Here is part 3 of the pilates video: The Glutes Routine.

Strengthening the leg muscles can add strength and stability to your  lower back area.  You might never guess that your legs could be causing you lower back pain, but as I always say, everything is connected.  Most leg muscles originate from the pelvis and any muscle imbalance in the legs can have an effect in shifting, tilting or rotating the pelvis and upsetting the natural balance of the body, thus causing lower back pain.

Pilates is a system of exercises which targets and strengthens core muscles.  This video teaches some exercises for toning the legs.  It especially works the inner thigh muslces (adductors) and the outer hip muscles (abductors).  These 2 muscle groups work together to stabilize your hips in both athletic or non-athletic activity.  Like the glutes, dysfunction in the leg muscles is rarely felt in the legs themselves, but rather in the lower back.

Practising these exercises on a regular basis will help to strengthen your leg stability muscles and can give you greater ease standing or walking as well as improved performance in athletics.

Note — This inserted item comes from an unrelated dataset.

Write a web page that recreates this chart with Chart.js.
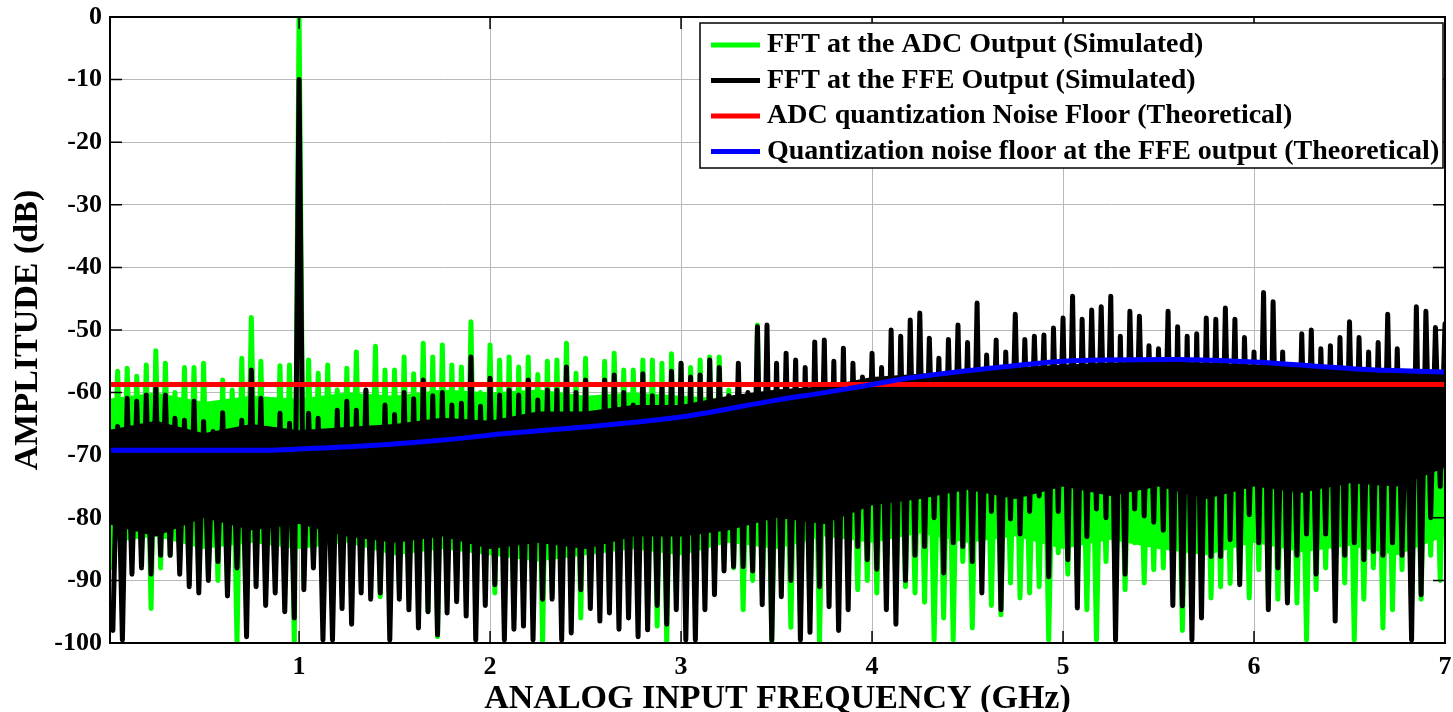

You should only try these exercises if you have a very strong core and are relatively athletic already.  If you have a weak lower back or abs, you may find these exercises especially difficult or even painful.  If you are healthy enough to do these exercises, they can be an important step in improving your health.

Guidelines for performing the exercises:

  1. Check with a health care professional before you attempt these exercises to ensure that it is safe for you.  It is especially important to rule out any disc problems before you do this exercise.
  2. Do not do these exercises if you have any kind of acute low back pain or pain due to a herniated disc .
  3. Do the exercises carefully.  Failing to follow the instructions or consult with a health care professional could cause your symptoms to worsen.
  4. Pilates is a very technical exercise.  It works very well because of the finely-tuned movements.  To get the most of the exercises it is best and safest to go to a pilates class or work with a pilates instructor.
  5. Be very careful with the position of the lower back.  It should be in a neutral position for the exercises.  It should not be arched or rounded.  In some of the exercises, you may feel like you do  not have the strength to keep your lower back in a neutral position.  You may feel like you cannot stop it from arching or rounding.  In this case, do not do that particular exercise as it may do more harm than good.  Challenging and potentially dangerous exercises are the seal, the hundred and the hundred prep.
  6. You should feel a bit of a workout when doing these exercises, but you should not feel any pain.  If you do feel pain, especially sharp or intense pain, stop immediately.
  7. Do not feel like you have to do all the exercises.  Only do the ones that you are most comfortable with when you are starting.  Listen to your body.
  8. As you gain strength and confidence over the weeks, you may want to add back the exercises that you had skipped.  Only do so when you are sure that you can do the exercise safely.
  9. If you cannot find a comfortable, pain free way to do these exercises, discontinue immediately and seek the advice of a health care professional.
  10. Try to do the exercises at least twice a week to start off.   You can increase the frequency as you build up strength.